Instructions for the task — Quote word for word the lines below, beginning with the first and ending with the one that has "13.51, 12.76, 12.22];". Drop the pictures.

## start

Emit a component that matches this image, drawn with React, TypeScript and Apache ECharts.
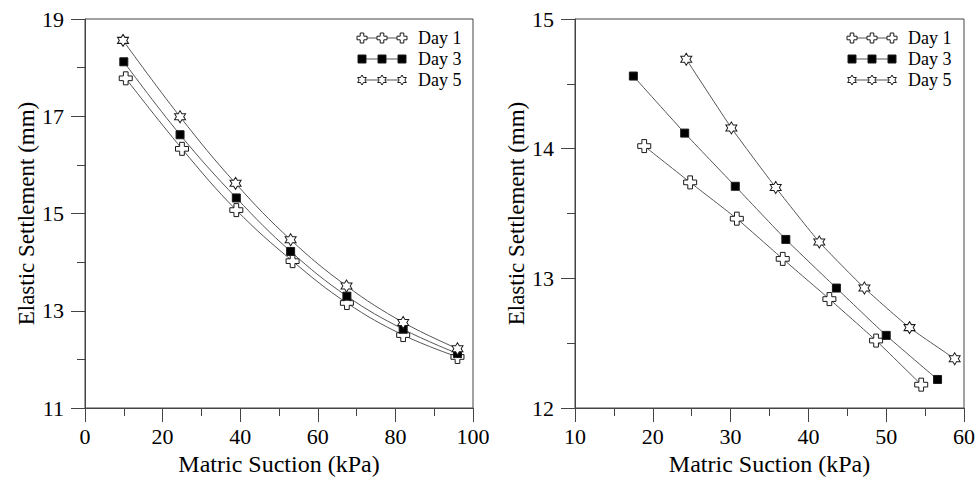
import React, { useEffect, useRef } from "react";
import * as echarts from "echarts";

// Left panel: matric suction (kPa) and elastic settlement (mm)
const leftSuctionDay1 = [10.5, 25, 39, 53.5, 67.5, 82, 96];
const leftSettleDay1 = [17.78, 16.33, 15.07, 14.02, 13.16, 12.5, 12.05];
const leftSuctionDay3 = [10, 24.5, 39, 53, 67.5, 82, 96];
const leftSettleDay3 = [18.12, 16.62, 15.32, 14.22, 13.3, 12.62, 12.12];
const leftSuctionDay5 = [9.8, 24.5, 38.8, 53, 67.4, 82, 96];
const leftSettleDay5 = [18.56, 16.99, 15.62, 14.46, 13.51, 12.76, 12.22];

// Right panel
const rightSuctionDay1 = [18.9, 24.8, 30.8, 36.7, 42.7, 48.7, 54.5];
const rightSettleDay1 = [14.02, 13.74, 13.46, 13.15, 12.84, 12.52, 12.18];
const rightSuctionDay3 = [17.5, 24.1, 30.6, 37.1, 43.6, 50.0, 56.6];
const rightSettleDay3 = [14.56, 14.12, 13.71, 13.3, 12.925, 12.56, 12.22];
const rightSuctionDay5 = [24.3, 30.1, 35.8, 41.4, 47.2, 53.0, 58.8];
const rightSettleDay5 = [14.69, 14.16, 13.7, 13.28, 12.925, 12.62, 12.38];

const seriesNames = ["Day 1", "Day 3", "Day 5"];

const FONT = "Liberation Serif";
const LINE = "#555";
const EDGE = "#1a1a1a";

const CROSS_D =
  "M3.2,0 L6.8,0 L6.8,3.2 L10,3.2 L10,6.8 L6.8,6.8 L6.8,10 L3.2,10 L3.2,6.8 L0,6.8 L0,3.2 L3.2,3.2 Z";
const STAR_D =
  "M5,0 L6.44,2.5 L9.33,2.5 L7.89,5 L9.33,7.5 L6.44,7.5 L5,10 L3.56,7.5 L0.67,7.5 L2.11,5 L0.67,2.5 L3.56,2.5 Z";

function pairs(xs: number[], ys: number[]) {
  return xs.map((x, i) => [x, ys[i]]);
}

const markerStyles = [
  { symbol: "path://" + CROSS_D, symbolSize: [13, 13], fill: "#fff" },
  { symbol: "rect", symbolSize: [8, 8], fill: "#000" },
  { symbol: "path://" + STAR_D, symbolSize: [11, 12], fill: "#fff" },
];

function makeSeries(
  name: string,
  idx: number,
  data: number[][],
  axisIndex: number,
  smooth: number | boolean
) {
  const m = markerStyles[idx];
  return {
    name,
    type: "line",
    xAxisIndex: axisIndex,
    yAxisIndex: axisIndex,
    data,
    smooth,
    symbol: m.symbol,
    symbolSize: m.symbolSize,
    showAllSymbol: true,
    lineStyle: { color: LINE, width: 1 },
    itemStyle: { color: m.fill, borderColor: EDGE, borderWidth: 1, opacity: 1 },
    emphasis: { disabled: true },
    z: 3 + idx,
  };
}

function xAxisCfg(gridIndex: number, min: number, max: number, interval: number) {
  return {
    type: "value",
    gridIndex,
    min,
    max,
    interval,
    name: "Matric Suction (kPa)",
    nameLocation: "middle",
    nameGap: 28,
    nameTextStyle: { fontFamily: FONT, fontSize: 24, color: "#000" },
    axisLine: { show: true, onZero: false, lineStyle: { color: "#444", width: 1 } },
    axisTick: { show: true, inside: false, length: 14, lineStyle: { color: "#444" } },
    minorTick: { show: true, splitNumber: 2, length: 8, lineStyle: { color: "#444" } },
    splitLine: { show: false },
    axisLabel: { fontFamily: FONT, fontSize: 22, color: "#000", margin: 17 },
  };
}

function yAxisCfg(gridIndex: number, min: number, max: number, interval: number) {
  return {
    type: "value",
    gridIndex,
    min,
    max,
    interval,
    name: "Elastic Settlement (mm)",
    nameLocation: "middle",
    nameGap: 47,
    nameTextStyle: { fontFamily: FONT, fontSize: 23, color: "#000" },
    axisLine: { show: true, onZero: false, lineStyle: { color: "#444", width: 1 } },
    axisTick: { show: true, inside: false, length: 14, lineStyle: { color: "#444" } },
    minorTick: { show: true, splitNumber: 2, length: 8, lineStyle: { color: "#444" } },
    splitLine: { show: false },
    axisLabel: { fontFamily: FONT, fontSize: 22, color: "#000", margin: 21 },
  };
}

// Legend block: a short line with three markers, then the label
function legendBlock(x0: number, y0: number) {
  const children: any[] = [];
  const rowGap = 21;
  const step = 20;
  seriesNames.forEach((label, i) => {
    const cy = y0 + i * rowGap;
    children.push({
      type: "line",
      shape: { x1: x0, y1: cy, x2: x0 + 2 * step, y2: cy },
      style: { stroke: LINE, lineWidth: 1 },
      silent: true,
    });
    for (let k = 0; k < 3; k++) {
      const cx = x0 + k * step;
      if (i === 1) {
        children.push({
          type: "rect",
          shape: { x: cx - 4, y: cy - 4, width: 8, height: 8 },
          style: { fill: "#000", stroke: EDGE, lineWidth: 1 },
          silent: true,
        });
      } else {
        children.push({
          type: i === 0 ? "plusMark" : "starMark",
          x: cx - 5,
          y: cy - 5,
          style: { fill: "#fff", stroke: EDGE, lineWidth: 1 },
          silent: true,
        });
      }
    }
    children.push({
      type: "text",
      x: x0 + 2 * step + 16,
      y: cy,
      style: {
        text: label,
        fontFamily: FONT,
        fontSize: 18,
        fill: "#000",
        verticalAlign: "middle",
        align: "left",
      },
      silent: true,
    });
  });
  return { type: "group", children };
}

let registered = false;
function ensureShapes() {
  if (registered) return;
  echarts.graphic.registerShape("plusMark", echarts.graphic.extendPath(CROSS_D, {}));
  echarts.graphic.registerShape("starMark", echarts.graphic.extendPath(STAR_D, {}));
  registered = true;
}

export default function App() {
  const ref = useRef<HTMLDivElement>(null);

  useEffect(() => {
    if (!ref.current) return;
    ensureShapes();
    const chart = echarts.init(ref.current, undefined, { renderer: "svg" });

    const leftData = [
      pairs(leftSuctionDay1, leftSettleDay1),
      pairs(leftSuctionDay3, leftSettleDay3),
      pairs(leftSuctionDay5, leftSettleDay5),
    ];
    const rightData = [
      pairs(rightSuctionDay1, rightSettleDay1),
      pairs(rightSuctionDay3, rightSettleDay3),
      pairs(rightSuctionDay5, rightSettleDay5),
    ];

    const gridBase = {
      top: 19,
      height: 389,
      show: true,
      borderColor: "#444",
      borderWidth: 1,
      backgroundColor: "transparent",
      containLabel: false,
      outerBoundsMode: "none",
    };

    chart.setOption({
      animation: false,
      backgroundColor: "#fff",
      textStyle: { fontFamily: FONT },
      grid: [
        { ...gridBase, left: 85, width: 388 },
        { ...gridBase, left: 575, width: 389 },
      ],
      xAxis: [xAxisCfg(0, 0, 100, 20), xAxisCfg(1, 10, 60, 10)],
      yAxis: [yAxisCfg(0, 11, 19, 2), yAxisCfg(1, 12, 15, 1)],
      series: [
        ...leftData.map((d, i) => makeSeries(seriesNames[i], i, d, 0, 0.4)),
        ...rightData.map((d, i) => makeSeries(seriesNames[i], i, d, 1, 0.15)),
      ],
      graphic: [legendBlock(362, 38), legendBlock(852, 38)],
    });

    return () => chart.dispose();
  }, []);

  return (
    <div
      ref={ref}
      style={{ position: "fixed", left: 0, top: 0, width: 978, height: 477, background: "#fff" }}
    />
  );
}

## end

Written response —
Emit a component that matches this image, drawn with React, TypeScript and Apache ECharts.
import React, { useEffect, useRef } from "react";
import * as echarts from "echarts";

// Left panel: matric suction (kPa) and elastic settlement (mm)
const leftSuctionDay1 = [10.5, 25, 39, 53.5, 67.5, 82, 96];
const leftSettleDay1 = [17.78, 16.33, 15.07, 14.02, 13.16, 12.5, 12.05];
const leftSuctionDay3 = [10, 24.5, 39, 53, 67.5, 82, 96];
const leftSettleDay3 = [18.12, 16.62, 15.32, 14.22, 13.3, 12.62, 12.12];
const leftSuctionDay5 = [9.8, 24.5, 38.8, 53, 67.4, 82, 96];
const leftSettleDay5 = [18.56, 16.99, 15.62, 14.46, 13.51, 12.76, 12.22];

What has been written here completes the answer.